We suggest getting a few balls and experimenting with which scuffing/cutting style you find works best for you. The wiffle ball pros usually only use one ball at a time so they know exactly how it will break every time. We, on the other hand, are not that advanced. Good luck!

14 Replies to “Ball Modifications”

  1. Hey guys,

    Have you considered cutting/scuffing the side of the ball without the holes? You can get a slider to break about 4-6+ feet that way, as you induce a ‘slippery’ turbulent boundary layer to form on the side without holes. Batters think the pitch will go BEHIND them, then it crosses over and hits the zone. I used to aim at a spot (fence post) 3 feet behind the batter’s head when throwing it to hit the strike zone. The wiffle ball breaks toward the holes at slow speeds due to turbulence induced by the holes so the ball breaks toward the holes at slow speeds. At faster speeds, the ball will break away from the holes as the air flowing around the solid side sticks to it more (boundary layer theory), like the upper part of a wing, and deflects the ‘wake’ away from the direction it breaks. What you do by scuffing is lower the speed at which the ball will change from breaking towards to away from the holes, and the air “sticks to” the scuffed side even more efficiently (like the little traingular vortex generators on the leading edge of aircraft wings), causing a larger break distance, but the penalty is some speed is bled off from all of that air being deflected, no free lunch.
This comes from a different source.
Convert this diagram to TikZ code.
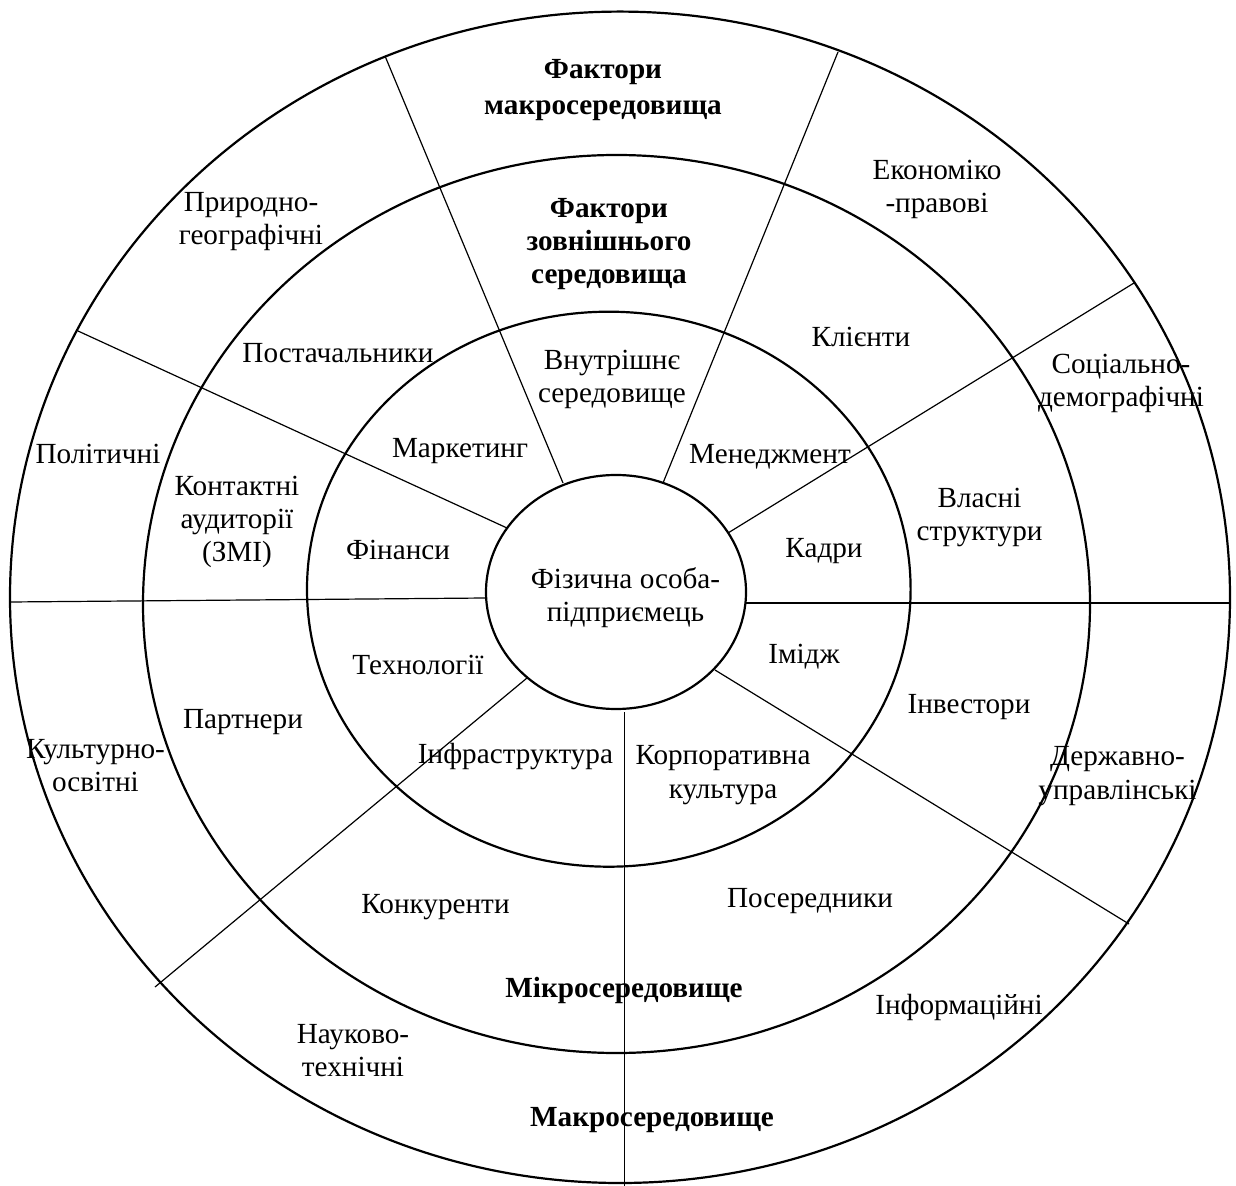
\documentclass[tikz,border=0pt]{standalone}
\usepackage{fontspec}
\setmainfont{Liberation Serif}
\tikzset{
    ring/.style={line width=1.1pt},
    spoke/.style={line width=0.6pt},
    lbl/.style={font=\fontsize{14.6}{16.6}\selectfont, align=center, inner sep=0pt, anchor=base},
    heading/.style={lbl, font=\fontsize{14.6}{16.6}\selectfont\bfseries}
}
\begin{document}
\begin{tikzpicture}[x=0.5pt,y=-0.5pt]
    \useasboundingbox (0,0) rectangle (1236,1186);

    \draw[ring] (620,597.3) ellipse [x radius=610,   y radius=585.7];
    \draw[ring] (616.5,604) ellipse [x radius=473.5, y radius=449];
    \draw[ring] (608.8,589.2) ellipse [x radius=301.8, y radius=277.5];
    \draw[ring] (616,592) ellipse [x radius=130,   y radius=117];

    \coordinate (a1) at (563,483);   \coordinate (b1) at (385,56);
    \coordinate (a2) at (507,528);   \coordinate (b2) at (78,331);
    \coordinate (a3) at (486,598);   \coordinate (b3) at (10,602);
    \coordinate (a4) at (527,678);   \coordinate (b4) at (155,987);
    \coordinate (a5) at (624.3,712); \coordinate (b5) at (624.3,1186);
    \coordinate (a6) at (715,670);   \coordinate (b6) at (1129,924);
    \coordinate (a7) at (746,603);   \coordinate (b7) at (1230,603);
    \coordinate (a8) at (728,533);   \coordinate (b8) at (1134,283);
    \coordinate (a9) at (663,483);   \coordinate (b9) at (838,52);

    \draw[spoke] (a1) -- (b1);
    \draw[spoke] (a2) -- (b2);
    \draw[spoke] (a3) -- (b3);
    \draw[spoke] (a4) -- (b4);
    \draw[spoke] (a5) -- (b5);
    \draw[spoke] (a6) -- (b6);
    \draw[spoke] (a7) -- (b7);
    \draw[spoke] (a8) -- (b8);
    \draw[spoke] (a9) -- (b9);

    \node[heading] (faktmakro) at (603,115)    {Фактори\\[1.6pt]макросередовища};
    \node[heading] (faktzovn)  at (609,283.5)  {Фактори\\зовнішнього\\середовища};
    \node[lbl]     (vnutr)     at (612,402.5)  {Внутрішнє\\середовище};
    \node[lbl]     (pryrod)    at (251,245)    {Природно-\\географічні};
    \node[lbl]     (ekonom)    at (937,212.6)  {Економіко\\-правові};
    \node[lbl]     (postach)   at (338,363)    {Постачальники};
    \node[lbl]     (kliienty)  at (861,347)    {Клієнти};
    \node[lbl]     (sotsial)   at (1121,407)   {Соціально-\\демографічні};
    \node[lbl]     (politych)  at (98,463.6)   {Політичні};
    \node[lbl]     (kontakt)   at (237,562)    {Контактні\\аудиторії\\(ЗМІ)};
    \node[lbl]     (marketyng) at (460,458)    {Маркетинг};
    \node[lbl]     (menedzh)   at (770,463.6)  {Менеджмент};
    \node[lbl]     (vlasni)    at (979.5,541)  {Власні\\структури};
    \node[lbl]     (finansy)   at (398,560)    {Фінанси};
    \node[lbl]     (kadry)     at (824,557.5)  {Кадри};
    \node[lbl]     (fizosoba)  at (625.5,622)  {Фізична особа-\\підприємець};
    \node[lbl]     (tekhnol)   at (418,674.4)  {Технології};
    \node[lbl]     (imidzh)    at (804,663)    {Імідж};
    \node[lbl]     (partnery)  at (243,728.8)  {Партнери};
    \node[lbl]     (investory) at (969,713.6)  {Інвестори};
    \node[lbl]     (kultur)    at (95.5,791.5) {Культурно-\\освітні};
    \node[lbl]     (infra)     at (515.5,763)  {Інфраструктура};
    \node[lbl]     (korpor)    at (723,798)    {Корпоративна\\культура};
    \node[lbl]     (derzh)     at (1117.5,799) {Державно-\\управлінські};
    \node[lbl]     (konkur)    at (435.5,913)  {Конкуренти};
    \node[lbl]     (poser)     at (810,907.5)  {Посередники};
    \node[heading] (mikro)     at (624,997)    {Мікросередовище};
    \node[lbl]     (inform)    at (959,1014)   {Інформаційні};
    \node[lbl]     (naukovo)   at (353,1076.7) {Науково-\\технічні};
    \node[heading] (makro)     at (652,1126)   {Макросередовище};
\end{tikzpicture}
\end{document}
    Here is the crazy thing: The ball size has everything to do with how fast the transition speed is, because of Reynold’s Number. Buy some wiffle junior balls, and some wiffle king balls (softball size). The wiffle kings will break away from the holes at a much slower pitch speed. The wiffle junior needs an even faster pitch than the regular wiffle ball to break away from the holes. The curious thing about the wiffle junior is that if thrown hard enough, it will break away from the holes for the first part of the pitch (until about 15 feet from the batter), then CHANGE direction and break towards the holes as it slows down. Really creepy pitch. A slider thrown by a RHP will appear to be unreachable at first to a right handed batter (break far out of reach outside), then just as the batter has made the decision not to swing, it will change direction and tap the strike zone, infuriating the batter. You can of course scuff the solid side of the junior balls to reduce the transition speed, making them act more like an unscuffed regular ball.
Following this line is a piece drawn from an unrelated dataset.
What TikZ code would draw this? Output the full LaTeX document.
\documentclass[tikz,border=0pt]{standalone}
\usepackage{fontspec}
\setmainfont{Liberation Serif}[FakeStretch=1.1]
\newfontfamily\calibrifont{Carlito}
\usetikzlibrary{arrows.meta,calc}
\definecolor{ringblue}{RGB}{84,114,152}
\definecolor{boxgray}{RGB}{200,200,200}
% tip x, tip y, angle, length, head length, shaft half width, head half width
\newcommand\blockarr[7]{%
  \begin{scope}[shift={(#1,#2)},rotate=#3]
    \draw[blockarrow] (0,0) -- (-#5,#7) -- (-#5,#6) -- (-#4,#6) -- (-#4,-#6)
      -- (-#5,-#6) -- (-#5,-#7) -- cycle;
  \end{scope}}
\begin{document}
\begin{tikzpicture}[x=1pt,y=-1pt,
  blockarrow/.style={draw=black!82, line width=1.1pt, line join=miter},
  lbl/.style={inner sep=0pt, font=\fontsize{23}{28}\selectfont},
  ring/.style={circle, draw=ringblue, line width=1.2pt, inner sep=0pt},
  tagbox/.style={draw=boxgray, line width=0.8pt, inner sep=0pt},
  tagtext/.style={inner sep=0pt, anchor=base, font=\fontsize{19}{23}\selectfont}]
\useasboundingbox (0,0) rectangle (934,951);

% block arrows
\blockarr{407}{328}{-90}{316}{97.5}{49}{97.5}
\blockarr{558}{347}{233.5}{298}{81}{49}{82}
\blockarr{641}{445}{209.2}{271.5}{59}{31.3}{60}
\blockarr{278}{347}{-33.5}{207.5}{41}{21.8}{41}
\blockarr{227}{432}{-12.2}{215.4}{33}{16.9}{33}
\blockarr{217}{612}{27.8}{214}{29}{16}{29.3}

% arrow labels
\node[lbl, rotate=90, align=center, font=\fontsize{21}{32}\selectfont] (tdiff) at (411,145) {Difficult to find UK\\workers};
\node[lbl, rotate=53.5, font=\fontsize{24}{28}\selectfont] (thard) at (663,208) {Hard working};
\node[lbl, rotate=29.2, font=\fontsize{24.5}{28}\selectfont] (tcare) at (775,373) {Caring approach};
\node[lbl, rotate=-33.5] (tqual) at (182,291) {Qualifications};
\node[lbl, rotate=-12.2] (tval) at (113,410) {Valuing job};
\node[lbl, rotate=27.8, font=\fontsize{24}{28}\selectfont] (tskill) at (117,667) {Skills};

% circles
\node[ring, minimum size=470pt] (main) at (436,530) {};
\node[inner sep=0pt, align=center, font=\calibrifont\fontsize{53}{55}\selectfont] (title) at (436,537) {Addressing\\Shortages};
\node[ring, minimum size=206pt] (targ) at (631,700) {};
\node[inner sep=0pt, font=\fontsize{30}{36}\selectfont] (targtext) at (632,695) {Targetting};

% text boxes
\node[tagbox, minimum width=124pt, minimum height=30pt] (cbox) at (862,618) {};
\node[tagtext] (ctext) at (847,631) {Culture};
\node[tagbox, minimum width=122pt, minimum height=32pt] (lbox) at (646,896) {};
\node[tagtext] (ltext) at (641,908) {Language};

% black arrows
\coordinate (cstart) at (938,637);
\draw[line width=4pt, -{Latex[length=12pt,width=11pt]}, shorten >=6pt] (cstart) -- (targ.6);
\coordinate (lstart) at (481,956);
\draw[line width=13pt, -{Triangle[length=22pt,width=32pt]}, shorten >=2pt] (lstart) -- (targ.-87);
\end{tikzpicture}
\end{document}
    The Wiffle Kings can be thrown harder due to the extra mass; they carry further and keep their speed better, and the transition speed is very slow, like 25-30mph, then it starts breaking away from the holes. They can be hard to hit, and will actually dent the yellow wiffle bats. They curve less, because they are heavier, unless scuffed almost paper-thin, but then you lose the speed/momentum advantage.

    We use the junior balls because they break towards the holes at medium pitch speeds (small backyard with tall ‘fences’), and we use lighter wooden bats: fungo bats (17-22 oz), the marucci stick, and the markwort corkball bat. It makes for a pretty fun time, mound is 41 feet from strike zone, about 38 feet to home.
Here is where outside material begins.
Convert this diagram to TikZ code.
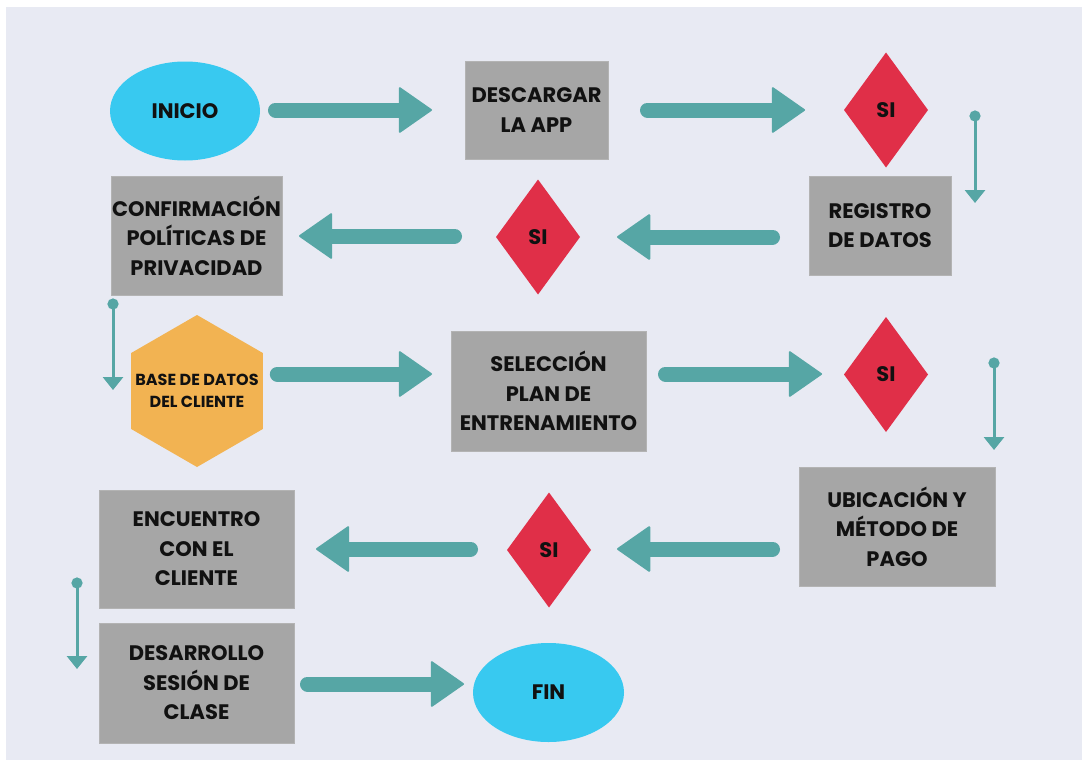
\documentclass[tikz,border=0pt]{standalone}
\usepackage{fontspec}
\setmainfont{Poppins}
\usetikzlibrary{shapes.geometric,arrows.meta}
\definecolor{bgc}{HTML}{E8EAF3}
\definecolor{teal}{HTML}{56A6A5}
\definecolor{redd}{HTML}{E02F48}
\definecolor{bluee}{HTML}{38C9F0}
\definecolor{grayy}{HTML}{A6A6A6}
\definecolor{orng}{HTML}{F2B352}
\definecolor{txt}{HTML}{111111}
\tikzset{
  lbl/.style={font=\bfseries\fontsize{21}{29.5}\selectfont, text=txt, align=center, inner sep=0pt, outer sep=0pt},
  ovalbox/.style={lbl, ellipse, fill=bluee, minimum width=150pt, minimum height=99pt},
  graybox/.style={lbl, rectangle, fill=grayy, draw=grayy!85!white, line width=0.8pt},
  decision/.style={lbl, diamond, fill=redd, minimum width=84pt, minimum height=115pt},
  hexa/.style={regular polygon, regular polygon sides=6, shape border rotate=30, fill=orng, minimum size=152pt, inner sep=0pt, outer sep=0pt},
  bigarr/.style={draw=teal, line width=15pt, line cap=round, -{Triangle[length=34pt,width=47pt,line width=2pt,round,fill=teal]}},
  smallarr/.style={draw=teal, line width=3pt, {Circle[length=11pt,fill=teal]}-{Triangle[length=13pt,width=20pt,fill=teal]}}
}
\begin{document}
\begin{tikzpicture}[x=1pt,y=-1pt]
\useasboundingbox (0,0) rectangle (1083,760);
\fill[white] (0,0) rectangle (1083,760);
\fill[bgc] (6,7) rectangle (1082,760);

\node[ovalbox] (inicio) at (185,111) {INICIO};
\node[graybox, minimum width=143pt, minimum height=98pt] (descargar) at (536.5,110) {DESCARGAR\\LA APP};
\node[decision] (si1) at (886,110) {SI};
\node[graybox, minimum width=142pt, minimum height=99pt] (reg) at (880,225.5) {REGISTRO\\DE DATOS};
\node[decision] (si2) at (538,237) {SI};
\node[graybox, minimum width=171pt, minimum height=119pt] (conf) at (196.5,235.5) {CONFIRMACIÓN\\POLÍTICAS DE\\PRIVACIDAD};
\node[hexa, label={[lbl, font=\bfseries\fontsize{16}{22}\selectfont]center:BASE DE DATOS\\DEL CLIENTE}] (hex) at (197,391) {};
\node[graybox, minimum width=195pt, minimum height=120pt] (sel) at (548.5,391) {SELECCIÓN\\PLAN DE\\ENTRENAMIENTO};
\node[decision] (si3) at (886,374.5) {SI};
\node[graybox, minimum width=196pt, minimum height=119pt] (ubi) at (897,526.5) {UBICACIÓN Y\\MÉTODO DE\\PAGO};
\node[decision] (si4) at (549,550) {SI};
\node[graybox, minimum width=195pt, minimum height=118pt] (enc) at (196.5,549) {ENCUENTRO\\CON EL\\CLIENTE};
\node[graybox, minimum width=195pt, minimum height=120pt] (des) at (196.5,683) {DESARROLLO\\SESIÓN DE\\CLASE};
\node[ovalbox, minimum width=151pt] (fin) at (548.5,692.5) {FIN};

% big arrows
\draw[bigarr] ([shift={(15.5,-1)}]inicio.east) -- ([shift={(-33,0)}]descargar.west);
\draw[bigarr] ([shift={(39.5,0)}]descargar.east) -- ([shift={(-39,0)}]si1.west);
\draw[bigarr] ([shift={(-36.5,11.5)}]reg.west) -- ([shift={(37,0)}]si2.east);
\draw[bigarr] ([shift={(-41.5,-1)}]si2.west) -- ([shift={(17,0.5)}]conf.east);
\draw[bigarr] ([shift={(14.5,-17)}]hex.east) -- ([shift={(-19,-17)}]sel.west);
\draw[bigarr] ([shift={(19.5,-17)}]sel.east) -- ([shift={(-22,-0.5)}]si3.west);
\draw[bigarr] ([shift={(-26.5,22.5)}]ubi.west) -- ([shift={(26,-1)}]si4.east);
\draw[bigarr] ([shift={(-36.5,-1)}]si4.west) -- ([shift={(22,0)}]enc.east);
\draw[bigarr] ([shift={(13.5,1)}]des.east) -- ([shift={(-9,-8.5)}]fin.west);

% small arrows
\coordinate (s1a) at (975,110.5); \coordinate (s1b) at (975,203);
\coordinate (s2a) at (113,298.5); \coordinate (s2b) at (113,390);
\coordinate (s3a) at (994,357.5); \coordinate (s3b) at (994,450);
\coordinate (s4a) at (77,577.5);  \coordinate (s4b) at (77,669);
\draw[smallarr] (s1a) -- (s1b);
\draw[smallarr] (s2a) -- (s2b);
\draw[smallarr] (s3a) -- (s3b);
\draw[smallarr] (s4a) -- (s4b);
\end{tikzpicture}
\end{document}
    1. Reading over what I said, I have to correct myself somewhat. I am not sure exactly why the ball curves toward the holes at slower speeds, those are just conjectures as to what may be going on. It may be a simple proposition of more drag on the hole side ‘pulling’ the ball towards the holes, just like digging an oar in the water in a kayak to turn quickly. But at speed, the wake deflection I think is correct. People have studied Wiffle Balls in wind tunnels, but the balls were not spinning, if I remember right, so I bet I could be wrong on some things posted above, but that is the way they make sense to me, and it allows me to predict where a pitch will go. But seriously, take your steak knife to the solid side, and see what happens….


      1. Thanks chad and the blitz balls still would have gone over my fields fence if not nailed it with the revx 2. Keep on making great videos!

    1. Jordan, it’s a risk/reward technique. The deeper the better with regard to ball movement consistency. However, and this is a BIG however, the deeper you go, the easier the ball breaks. Use this method wisely.

  2. My preference is with a Dremel tool (edge of drum sander), on the solid side of the ball, if you are gonna cut, cross-hatch. You can make it break 6 feet on sliders, but the balls do not last as long. I had a favorite one that was amazing.